The extent of the injury that can be inflicted in exercising the right of self-defence is limited except in cases as referred in Sections 100 and 103 of the Code. Section 100 provides that the right of private defence of the body extends to the voluntary causing of death or of any other harm to the assailant, if the offence which occasions the exercise of the right of any of the following descriptions:
(i) Such an assault as may reasonably cause the apprehension that death will otherwise be the consequence of such assault; (ii) such an assault as may reasonably cause the apprehension that grievous hurt will otherwise be the consequence of such assault; (iii) an assault with the intention of committing rape; (iv) an assault with the intention of gratifying unnatural lust; (v) an assault with the intention of kidnapping or abducting; (vi) an assault with the intention of wrongfully confining a person, under circumstances which may reasonably cause him to apprehend that he will be unable to have recourse to the public authorities for his release.
If B attempts to horsewhip A in such a manner as to cause grievous hurt to A. A draws a pistol. B persists in the assault. A, believing in good faith that he can by no other means prevent himself from being horsewhipped shoots B dead. A is guilty of no offence.
A husband noticed another man trying to rape his wife who was trying to get out of his clutches. The husband gave a quick succession of lathi blows resulting in the death of the man and rescued his wife. It was held that the husband acted in exercise of his right of private defence which he did not exceed.
Under this section, the person claiming the right of private defence must be under bona fide apprehension or fear that death or grievous hurt would otherwise be the consequence of the attack on him if he did not defend himself. The accused may not even wait till the causing of the grievous injury.

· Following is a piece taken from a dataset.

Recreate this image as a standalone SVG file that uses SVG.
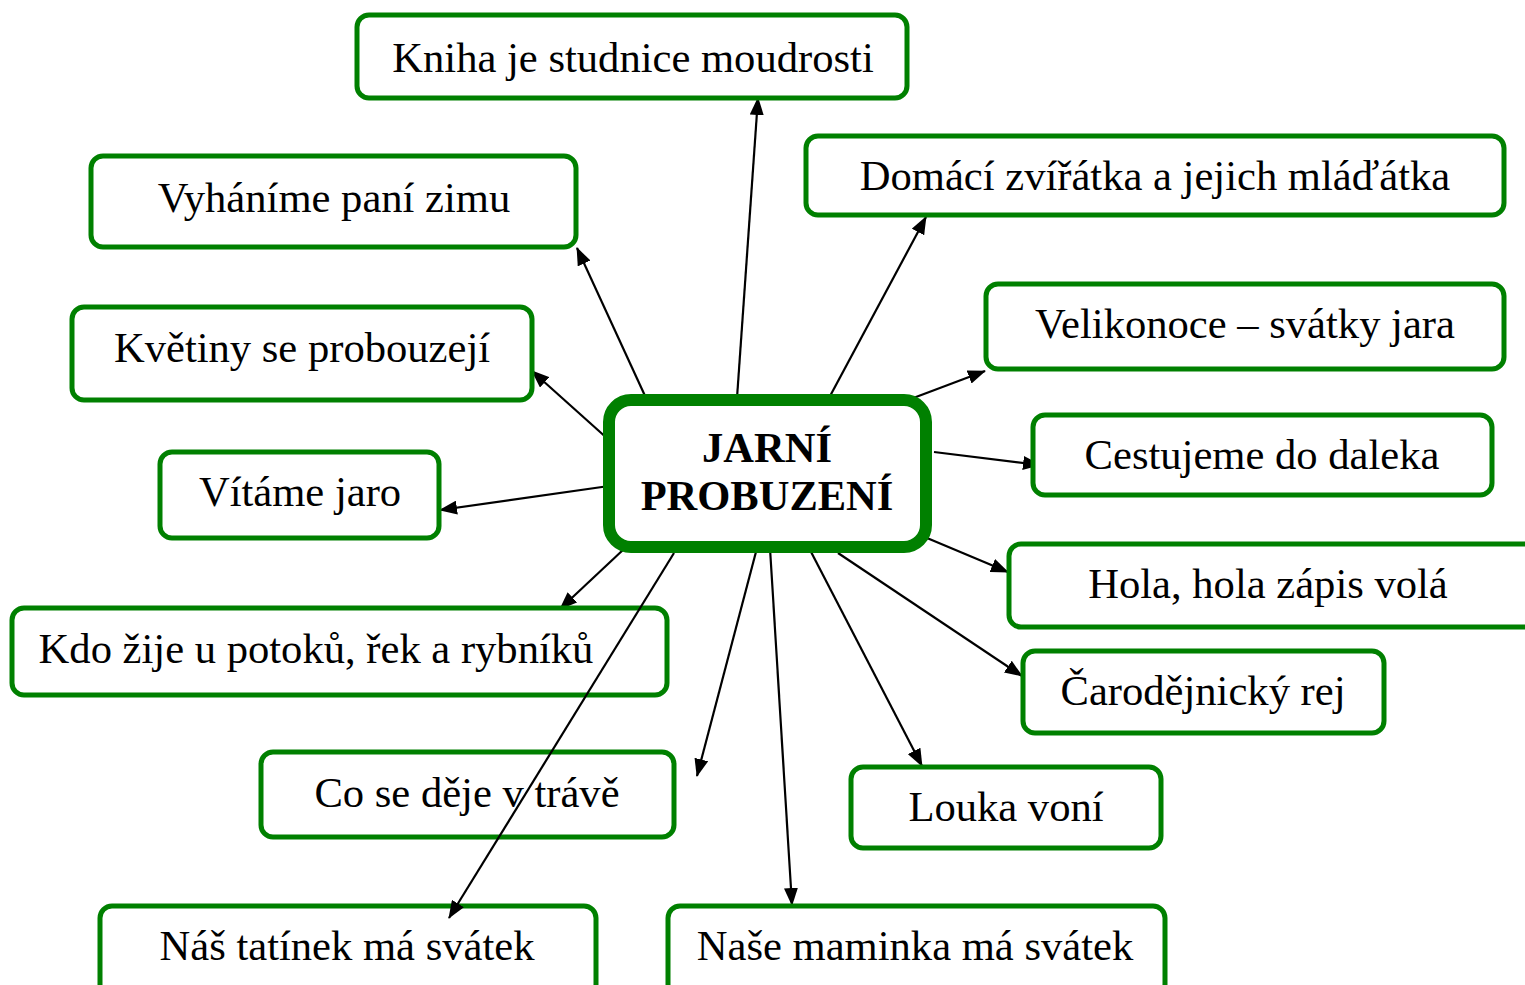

An intruder (the deceased) armed with knife attacked the accused. Accused managed to get hold of the knife held by the deceased and in order to save himself he inflicted injuries on deceased. In these circumstances the accused acted in exercise of right of private defence of person.
Whether apprehension was reasonable or not is a question of fact depending on the weapons used, etc. It may be noted here that mere abduction is not an offence and, therefore, cannot give rise to any right of private defence.
An attempt by a husband to abduct his wife forcibly is an unlawful act and she is justified in using force to resist the attempt in self-defence under Section 100. When a woman was being abducted, even though by her husband, and there was an assault on her and she was being compelled by force to go away from her paramour’s house, the paramour and his brother would have the right of private defence of the body against an assault by her husband with an intention of abducting her by force and the right would extend even to the causing of death.
Again where it was found that : (1) the land was in possession of the accused persons; (2) paddy crop had been grown by the accused persons and the same was ready for harvesting; (3) the deceased and their people were the aggressors; and (4) when the accused persons tried to resist the attempt of the deceased and their group in the matter of harvesting of the paddy crop, two of the accused persons were badly beaten up and they suffered grievous injuries and there was a further finding that these two accused were first injured by the aggressors, the Supreme Court held that the accused were entitled in the exercise of the right of private defence of the body to cause death.
The party of the deceased was armed with sharp cutting instruments by the use of which injuries on the two accused persons had been inflicted. The blows were on a vital part of these two accused persons. If there was no resistance offered it was very likely that with some further blows death would have occurred so as to give rise the first contingency indicated in Section 100. Grievous hurt had been caused which gave rise to the second contingency.
In this connection it is quite significant to note that it has been the consistent view of the Supreme Court of India that where the right of private defence of person is exceeded it loses its credit and no protection of Section 100 can be availed.
However, it indicates the absence of pre-plan on the part of accused or person proved to have exceeded the right of private defence of person.
In Rampbal v. State of Haryana, there was no prior enmity between two groups but the whole incident developed all of a sudden. In this process the accused sustained many injuries on his body and the same were unexplained by the prosecution.
The single act of the accused caused death of deceased. The Apex Court held that such act must be taken to have been caused in exercise of right of private defence of person and benefit of doubt must be given to the accused.
The fact situation involved in Buta Singh v. State of Punjab is more instructive in this regard. There the deceased and his companions had gone to the disputed field to have it tilled. But their efforts were frustrated by the son of the accused.
They were annoyed and enraged. They, therefore, went to the ‘dera’ (camp) of the accused and launched an attack. The accused and his wife fought to repel the attack and in the course of the incident both sides sustained injuries and one of the members of the attacking party died.
It was held that the accused could not be said to have exceeded the right of private defence for the obvious reason the accused could not have weighed in golden scales in the heat of the moment the number of injuries required to disarm his assailants who were armed with lethal weapons’.
Discussing Section 100 of the Penal Code the Supreme Court, in Suresh v. State of Haryana, has held if the assault is likely to cause death or grievous hurt ,the accused person has a right of private defence which can extend even to cause death of the attacking party.